> _EXERCISE INSTRUCTIONS_: Return the number of lines holding "page", with nothing added.

> _SUPPLIED MATERIAL_:
--------------------------------------------------

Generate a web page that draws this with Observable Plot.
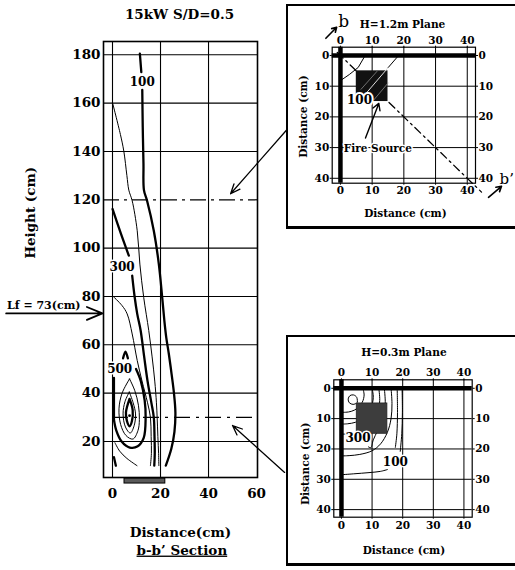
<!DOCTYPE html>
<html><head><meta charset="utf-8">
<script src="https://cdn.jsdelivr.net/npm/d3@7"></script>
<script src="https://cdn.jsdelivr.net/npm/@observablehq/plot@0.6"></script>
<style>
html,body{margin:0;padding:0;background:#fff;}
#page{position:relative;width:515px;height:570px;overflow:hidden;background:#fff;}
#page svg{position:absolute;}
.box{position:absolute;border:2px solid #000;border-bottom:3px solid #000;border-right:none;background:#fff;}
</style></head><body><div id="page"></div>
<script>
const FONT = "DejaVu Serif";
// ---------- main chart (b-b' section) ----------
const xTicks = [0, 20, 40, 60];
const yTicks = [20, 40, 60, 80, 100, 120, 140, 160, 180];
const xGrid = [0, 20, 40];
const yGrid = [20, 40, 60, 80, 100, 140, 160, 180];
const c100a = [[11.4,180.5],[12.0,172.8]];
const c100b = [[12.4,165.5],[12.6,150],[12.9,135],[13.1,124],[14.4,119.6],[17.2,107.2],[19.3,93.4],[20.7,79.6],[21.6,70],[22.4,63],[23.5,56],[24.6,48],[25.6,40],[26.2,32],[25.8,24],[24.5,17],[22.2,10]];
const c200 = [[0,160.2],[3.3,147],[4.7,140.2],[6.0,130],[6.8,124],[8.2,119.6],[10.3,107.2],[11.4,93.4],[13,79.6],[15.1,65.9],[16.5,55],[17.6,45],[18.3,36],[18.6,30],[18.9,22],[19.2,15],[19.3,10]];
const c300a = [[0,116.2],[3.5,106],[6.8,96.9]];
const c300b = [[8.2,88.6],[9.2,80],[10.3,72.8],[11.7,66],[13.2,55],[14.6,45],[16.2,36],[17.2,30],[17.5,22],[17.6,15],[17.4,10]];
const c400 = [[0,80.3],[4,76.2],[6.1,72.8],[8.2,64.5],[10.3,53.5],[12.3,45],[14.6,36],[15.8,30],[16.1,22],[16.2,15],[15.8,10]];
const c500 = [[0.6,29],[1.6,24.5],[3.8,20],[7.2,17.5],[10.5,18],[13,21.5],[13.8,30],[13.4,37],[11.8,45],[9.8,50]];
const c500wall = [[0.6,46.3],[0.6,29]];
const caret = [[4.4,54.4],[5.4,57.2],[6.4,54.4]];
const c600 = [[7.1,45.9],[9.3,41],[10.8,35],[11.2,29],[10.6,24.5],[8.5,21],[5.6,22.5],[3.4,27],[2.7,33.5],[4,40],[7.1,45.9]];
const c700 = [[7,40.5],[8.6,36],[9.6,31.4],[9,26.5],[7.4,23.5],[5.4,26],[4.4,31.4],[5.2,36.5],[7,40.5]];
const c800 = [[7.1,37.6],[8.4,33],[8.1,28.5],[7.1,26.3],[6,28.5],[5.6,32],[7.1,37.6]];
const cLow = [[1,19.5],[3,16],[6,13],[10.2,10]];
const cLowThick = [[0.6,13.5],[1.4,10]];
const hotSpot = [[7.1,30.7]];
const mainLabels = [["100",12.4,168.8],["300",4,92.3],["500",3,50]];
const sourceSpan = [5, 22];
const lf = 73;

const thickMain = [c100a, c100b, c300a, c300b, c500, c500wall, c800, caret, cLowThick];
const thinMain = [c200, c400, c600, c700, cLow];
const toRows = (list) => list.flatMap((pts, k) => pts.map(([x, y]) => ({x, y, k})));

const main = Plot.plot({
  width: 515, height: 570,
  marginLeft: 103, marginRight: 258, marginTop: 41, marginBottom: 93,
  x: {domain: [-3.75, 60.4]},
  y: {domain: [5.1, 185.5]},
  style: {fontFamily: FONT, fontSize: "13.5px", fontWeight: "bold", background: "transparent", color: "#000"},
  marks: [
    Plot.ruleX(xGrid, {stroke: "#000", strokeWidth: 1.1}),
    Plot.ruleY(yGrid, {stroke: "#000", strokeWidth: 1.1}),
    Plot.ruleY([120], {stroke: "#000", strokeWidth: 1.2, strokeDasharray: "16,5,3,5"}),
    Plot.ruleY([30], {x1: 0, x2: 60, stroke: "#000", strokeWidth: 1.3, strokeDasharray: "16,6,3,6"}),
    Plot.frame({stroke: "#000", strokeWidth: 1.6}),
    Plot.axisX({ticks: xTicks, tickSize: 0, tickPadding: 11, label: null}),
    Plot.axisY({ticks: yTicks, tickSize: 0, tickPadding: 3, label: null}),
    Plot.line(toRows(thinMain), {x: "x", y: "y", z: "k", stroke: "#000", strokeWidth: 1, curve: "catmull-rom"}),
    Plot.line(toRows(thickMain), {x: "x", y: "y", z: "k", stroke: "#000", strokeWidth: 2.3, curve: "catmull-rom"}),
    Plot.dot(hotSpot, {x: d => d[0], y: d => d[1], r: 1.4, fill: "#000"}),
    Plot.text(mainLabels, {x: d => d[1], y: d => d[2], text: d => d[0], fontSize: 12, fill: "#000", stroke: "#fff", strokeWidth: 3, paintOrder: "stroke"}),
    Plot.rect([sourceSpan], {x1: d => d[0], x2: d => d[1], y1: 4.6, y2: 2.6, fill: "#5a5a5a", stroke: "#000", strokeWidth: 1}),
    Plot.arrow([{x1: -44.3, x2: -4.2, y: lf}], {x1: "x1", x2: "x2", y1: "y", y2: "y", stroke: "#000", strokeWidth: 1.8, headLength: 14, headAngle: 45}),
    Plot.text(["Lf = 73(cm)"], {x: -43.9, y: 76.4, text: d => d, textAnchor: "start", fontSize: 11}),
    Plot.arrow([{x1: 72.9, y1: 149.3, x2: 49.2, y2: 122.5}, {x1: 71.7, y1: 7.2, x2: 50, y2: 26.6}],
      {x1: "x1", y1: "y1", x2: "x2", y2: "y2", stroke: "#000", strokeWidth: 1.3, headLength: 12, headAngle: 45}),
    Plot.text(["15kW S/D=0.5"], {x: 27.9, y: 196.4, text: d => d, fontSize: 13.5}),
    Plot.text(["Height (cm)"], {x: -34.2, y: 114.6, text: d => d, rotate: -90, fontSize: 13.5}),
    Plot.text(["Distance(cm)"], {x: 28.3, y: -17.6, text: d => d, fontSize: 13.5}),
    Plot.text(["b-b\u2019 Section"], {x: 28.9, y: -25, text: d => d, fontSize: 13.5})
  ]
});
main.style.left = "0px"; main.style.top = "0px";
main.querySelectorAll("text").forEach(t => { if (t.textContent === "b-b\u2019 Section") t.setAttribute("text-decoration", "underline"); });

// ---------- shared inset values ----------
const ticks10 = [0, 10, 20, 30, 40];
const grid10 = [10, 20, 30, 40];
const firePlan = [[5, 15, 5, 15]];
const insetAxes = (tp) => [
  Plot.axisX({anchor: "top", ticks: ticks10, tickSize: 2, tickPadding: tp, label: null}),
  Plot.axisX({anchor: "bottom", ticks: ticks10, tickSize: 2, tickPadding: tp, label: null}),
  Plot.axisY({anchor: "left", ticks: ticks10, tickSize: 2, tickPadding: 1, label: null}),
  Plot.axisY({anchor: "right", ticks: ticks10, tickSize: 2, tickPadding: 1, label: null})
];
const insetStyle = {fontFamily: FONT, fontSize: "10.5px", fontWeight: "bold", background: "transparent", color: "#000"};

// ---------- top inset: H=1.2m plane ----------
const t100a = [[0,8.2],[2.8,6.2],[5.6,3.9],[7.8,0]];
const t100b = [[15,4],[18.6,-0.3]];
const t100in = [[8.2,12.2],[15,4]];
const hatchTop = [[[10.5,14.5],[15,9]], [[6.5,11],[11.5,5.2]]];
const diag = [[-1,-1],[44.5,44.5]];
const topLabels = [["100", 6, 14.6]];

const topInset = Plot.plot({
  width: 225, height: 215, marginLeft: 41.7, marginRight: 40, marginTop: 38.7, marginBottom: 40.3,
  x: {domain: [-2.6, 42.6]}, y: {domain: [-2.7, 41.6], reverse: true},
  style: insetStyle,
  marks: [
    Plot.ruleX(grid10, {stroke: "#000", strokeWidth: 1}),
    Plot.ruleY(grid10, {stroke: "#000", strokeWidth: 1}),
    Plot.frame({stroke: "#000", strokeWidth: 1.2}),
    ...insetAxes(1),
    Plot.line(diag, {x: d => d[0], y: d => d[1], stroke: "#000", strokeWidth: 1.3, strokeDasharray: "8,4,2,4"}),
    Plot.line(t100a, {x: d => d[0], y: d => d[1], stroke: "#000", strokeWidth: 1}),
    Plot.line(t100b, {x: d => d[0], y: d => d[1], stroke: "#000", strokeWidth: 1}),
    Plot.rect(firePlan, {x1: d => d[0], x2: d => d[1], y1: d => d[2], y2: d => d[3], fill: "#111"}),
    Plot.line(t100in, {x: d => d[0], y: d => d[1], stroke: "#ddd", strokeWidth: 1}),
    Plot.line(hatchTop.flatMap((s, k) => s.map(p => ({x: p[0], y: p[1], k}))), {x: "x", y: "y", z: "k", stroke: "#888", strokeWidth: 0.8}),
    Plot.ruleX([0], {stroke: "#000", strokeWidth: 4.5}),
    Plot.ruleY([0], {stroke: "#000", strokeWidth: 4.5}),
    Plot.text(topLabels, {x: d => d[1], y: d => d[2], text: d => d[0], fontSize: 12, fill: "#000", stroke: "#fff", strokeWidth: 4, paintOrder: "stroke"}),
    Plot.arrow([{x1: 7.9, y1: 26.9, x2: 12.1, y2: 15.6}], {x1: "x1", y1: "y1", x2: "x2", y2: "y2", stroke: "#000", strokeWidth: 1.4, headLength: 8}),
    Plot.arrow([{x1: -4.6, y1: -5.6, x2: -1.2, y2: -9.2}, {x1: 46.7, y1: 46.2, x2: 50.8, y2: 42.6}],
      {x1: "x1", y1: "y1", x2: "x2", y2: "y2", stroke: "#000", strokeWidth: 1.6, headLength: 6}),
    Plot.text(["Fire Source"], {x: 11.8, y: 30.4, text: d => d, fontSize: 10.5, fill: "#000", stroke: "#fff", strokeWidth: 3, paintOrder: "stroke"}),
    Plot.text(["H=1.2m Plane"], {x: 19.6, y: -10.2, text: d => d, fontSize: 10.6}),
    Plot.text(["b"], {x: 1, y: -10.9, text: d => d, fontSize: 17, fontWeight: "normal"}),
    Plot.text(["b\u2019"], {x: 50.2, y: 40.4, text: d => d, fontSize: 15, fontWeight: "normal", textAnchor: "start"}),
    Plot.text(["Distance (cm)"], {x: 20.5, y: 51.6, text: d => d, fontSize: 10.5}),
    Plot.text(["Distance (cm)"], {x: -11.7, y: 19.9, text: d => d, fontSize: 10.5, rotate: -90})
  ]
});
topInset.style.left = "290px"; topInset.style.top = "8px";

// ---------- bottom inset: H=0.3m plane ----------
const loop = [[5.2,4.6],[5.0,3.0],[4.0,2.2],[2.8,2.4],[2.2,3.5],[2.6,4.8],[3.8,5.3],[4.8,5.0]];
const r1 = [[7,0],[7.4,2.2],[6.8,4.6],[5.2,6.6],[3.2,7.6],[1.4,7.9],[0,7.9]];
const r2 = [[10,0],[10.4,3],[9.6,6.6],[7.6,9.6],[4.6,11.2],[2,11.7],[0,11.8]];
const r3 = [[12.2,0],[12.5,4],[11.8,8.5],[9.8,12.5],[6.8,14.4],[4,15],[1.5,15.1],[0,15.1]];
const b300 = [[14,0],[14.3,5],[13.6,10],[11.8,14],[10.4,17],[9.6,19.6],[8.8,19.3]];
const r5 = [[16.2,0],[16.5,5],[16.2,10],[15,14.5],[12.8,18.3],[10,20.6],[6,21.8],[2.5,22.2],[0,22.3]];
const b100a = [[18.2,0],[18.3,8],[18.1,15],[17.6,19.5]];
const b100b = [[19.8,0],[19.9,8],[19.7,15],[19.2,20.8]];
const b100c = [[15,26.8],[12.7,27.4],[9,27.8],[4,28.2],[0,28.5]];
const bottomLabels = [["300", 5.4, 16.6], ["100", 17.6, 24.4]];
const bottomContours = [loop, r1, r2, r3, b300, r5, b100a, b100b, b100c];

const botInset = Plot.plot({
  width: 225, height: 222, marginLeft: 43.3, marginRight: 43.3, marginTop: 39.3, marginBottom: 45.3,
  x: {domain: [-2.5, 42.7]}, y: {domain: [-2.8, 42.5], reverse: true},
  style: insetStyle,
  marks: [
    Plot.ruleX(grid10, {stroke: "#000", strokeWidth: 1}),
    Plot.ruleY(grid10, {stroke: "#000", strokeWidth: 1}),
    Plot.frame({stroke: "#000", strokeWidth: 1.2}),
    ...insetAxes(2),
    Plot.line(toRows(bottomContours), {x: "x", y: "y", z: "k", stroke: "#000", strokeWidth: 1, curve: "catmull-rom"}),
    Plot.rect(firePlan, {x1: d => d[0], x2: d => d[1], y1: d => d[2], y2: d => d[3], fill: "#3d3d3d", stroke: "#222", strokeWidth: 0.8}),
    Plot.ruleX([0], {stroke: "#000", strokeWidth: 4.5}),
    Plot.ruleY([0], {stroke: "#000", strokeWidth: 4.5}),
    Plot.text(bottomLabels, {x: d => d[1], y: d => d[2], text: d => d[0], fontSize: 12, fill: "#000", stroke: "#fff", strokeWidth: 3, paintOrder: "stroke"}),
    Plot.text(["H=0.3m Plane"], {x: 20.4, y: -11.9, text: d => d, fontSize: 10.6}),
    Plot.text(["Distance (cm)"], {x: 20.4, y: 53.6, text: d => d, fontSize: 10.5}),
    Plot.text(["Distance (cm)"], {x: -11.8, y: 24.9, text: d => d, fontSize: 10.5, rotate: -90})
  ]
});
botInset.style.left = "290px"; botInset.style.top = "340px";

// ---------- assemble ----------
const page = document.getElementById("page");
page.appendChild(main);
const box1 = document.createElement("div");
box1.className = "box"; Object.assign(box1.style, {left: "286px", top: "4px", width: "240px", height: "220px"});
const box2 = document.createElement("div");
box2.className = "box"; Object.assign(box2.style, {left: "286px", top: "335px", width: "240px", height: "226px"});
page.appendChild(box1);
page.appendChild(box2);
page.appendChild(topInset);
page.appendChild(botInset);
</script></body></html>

--------------------------------------------------

> _TASK RESULT_: 10